Pour mener à bien sa défense depuis l’espace, Thierry Blanc souhaite que la France puisse « avoir une base technologique et spatiale qui soit la plus autonome possible ». Les entreprises françaises les plus concernées par le domaine spatial sont Thalès, Arianespace, Safran, Dassault et Airbus Defense and Space. Pour davantage de souveraineté européenne et nationale, la France doit se doter de ses propres lanceurs spatiaux, et dépendre le moins possible de technologies étrangères.

Sécurité cryptographiques et capacité de réponse

Mickael Ulvoa, de Thalès, va plus loin dans les priorités de la France (et de son entreprise) en matière de défense spatiale. Tout d’abord, il évoque l’ajout de capteurs en orbite, pour récolter davantage d’informations dans l’espace (notamment sur les autres engins d’autres puissances spatiales).

Les satellites doivent être capables d’assurer la sécurité cryptographique de leurs télécommunications avec la Terre. Mais, pour éviter que le code soit cassé, rien de tel que davantage d’autonomie satellitaire via l’intelligence artificielle. C’est pour cette raison que la charge software des satellites est en constante augmentation, avec par exemple un engin spatial capable de se réparer lui-même. L’objectif est de faire en sorte que les télécommunications spatiales soient le plus sécurisées possibles, et que les technologies satellitaires soient de plus en plus élaborées.

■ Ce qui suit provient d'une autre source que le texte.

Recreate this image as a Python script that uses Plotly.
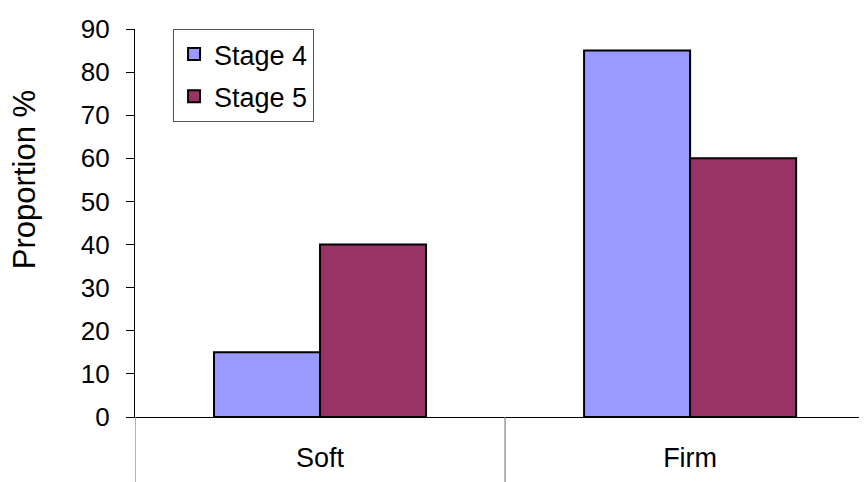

Ensuite, il met en avant la capacité de réponse défensive et offensive de nos satellites en orbite. On parle par exemple de moyens comme les lasers, ou le brouillage. A cela, s’ajoute la capacité de résilience de la défense spatiale française avec une plus grande production de satellites, ou encore le programme Syracuse qui s’appuie justement sur la multiplicité des satellites.